Iri Atas Ketidakberdayaan
Oleh : Ungsaka
Asyik sebenarnya kehidupan yang dihamparkan Allah kepada Wijil. Allah selalu menyediakan ruang pengetahuan yang terkandung ilmu dan pengalaman. Seperti halnya pada suatu siang di tempat kerja Wijil, Allah menyediakan ruang pengalaman sikap, yang menurutnya, sangat berharga.
Suatu siang, di tempatnya bekerja, teman Wijil sambat ketika melihat bosnya datang dengan sepeda motor baru. “Wadah, mentang-mentang nganggo motor anyar, numpak e karo mecuca-mecucu“, kurang lebih begitulah ungkapan temannya.
Wijil sendiri santai-santai saja, karena dia sudah terdidik dengan pondasi dan cara berpikir yang tepat—sehingga teguh dan seimbang. Tapi, tetap berusaha menemukan mata nilai dari apa yang sudah terhampar di hadapannya.
Ungkapan perasaan temannya itu lahir dari rasa iri atas ketidakberdayaan dari suatu hal yang dia percayai sebagai tolok ukur pencapaian. Jadi, tolok ukur itu menjadi standar nilai untuk menilai pencapaian dirinya atas kehidupan. Hasilnya, ketika ada orang yang sudah mencapai sesuatu yang menurut temannya merupakan pencapaian, maka lahirlah rasa iri. Rasa iri semakin kuat menguasai diri karena merasa pencapaian itu tidak mampu dicapai.
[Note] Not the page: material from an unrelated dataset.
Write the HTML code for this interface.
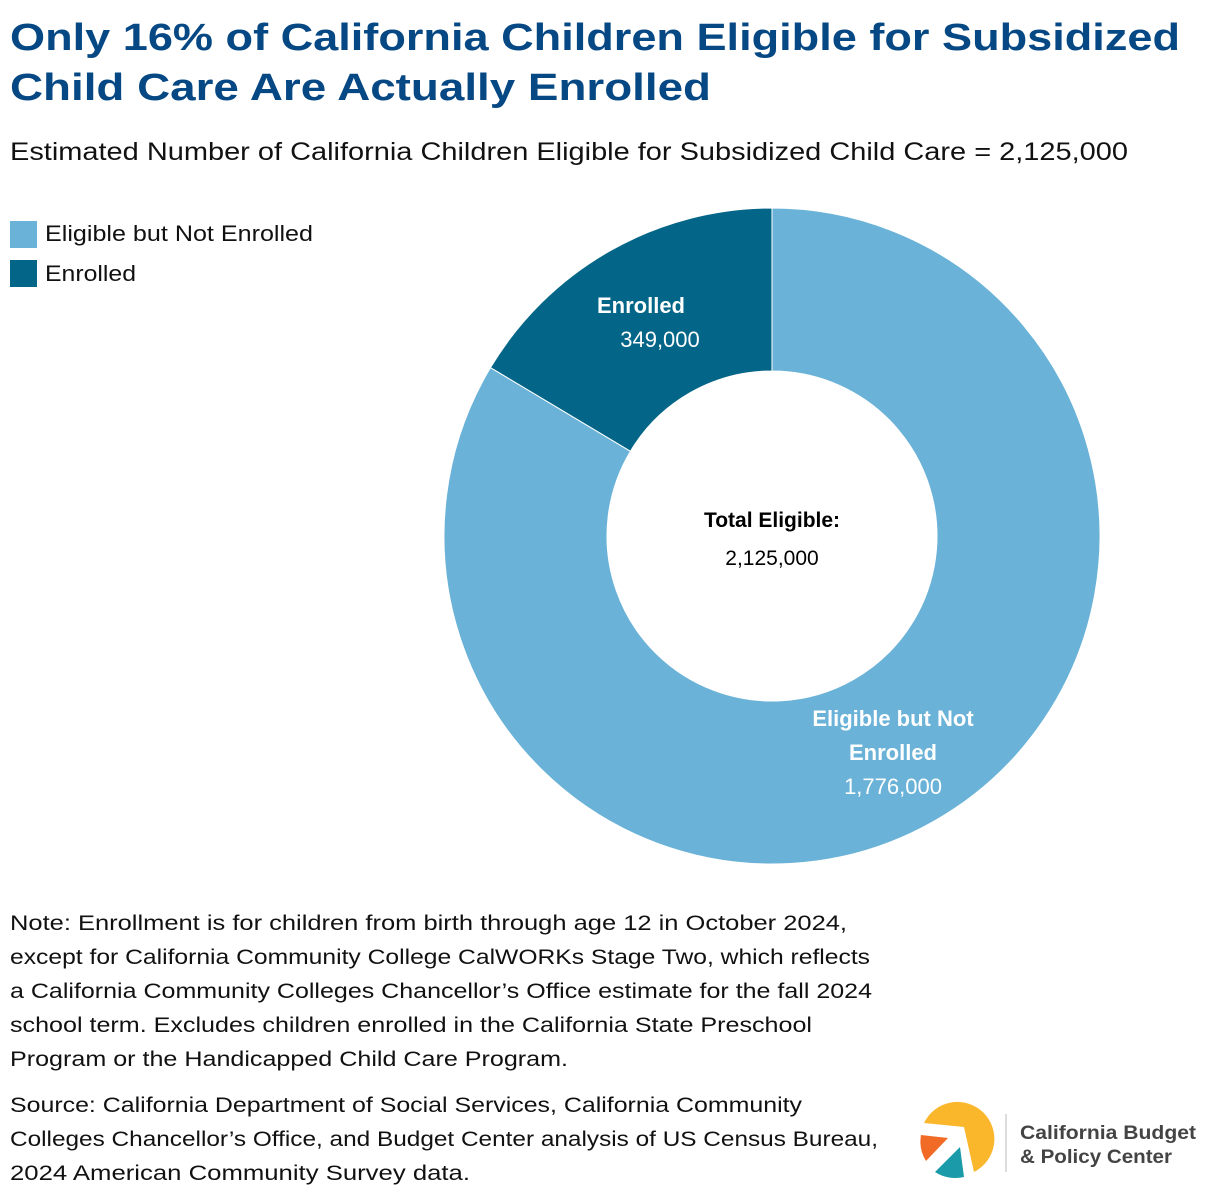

Beda dengan Wijil, dia terdidik oleh lingkaran organisme mutahabina fillah yang punya standar nilai, cara pandang dan sikap sendiri atas dunia dan kehidupan. Sehingga, apapun yang terjadi pada dunia dan hidupnya—yang oleh orang banyak dikejar-kejar sebagai suatu pencapaian—malah berbanding terbalik oleh cara pandang Wijil dan sedulur lingkarnya yang selama ini bertapa dan terus belajar di Gua Kahfi peradaban.
Maka, ketika kompleksitas demi kompleksitas lahir sebagai hasil dari heterogen cara pandang dan sikap masyarakat di negaranya, Wijil dan seluruh sedulur lingkarnya sudah matang, tuah. Hawa dan awu-nya telah siap untuk menjawabnya. Salah satunya dengan memanusiakan manusia dan terus menelusuri serta menemukan kesadaran aliran sungai yang didorong oleh sumber mata air Tuhan.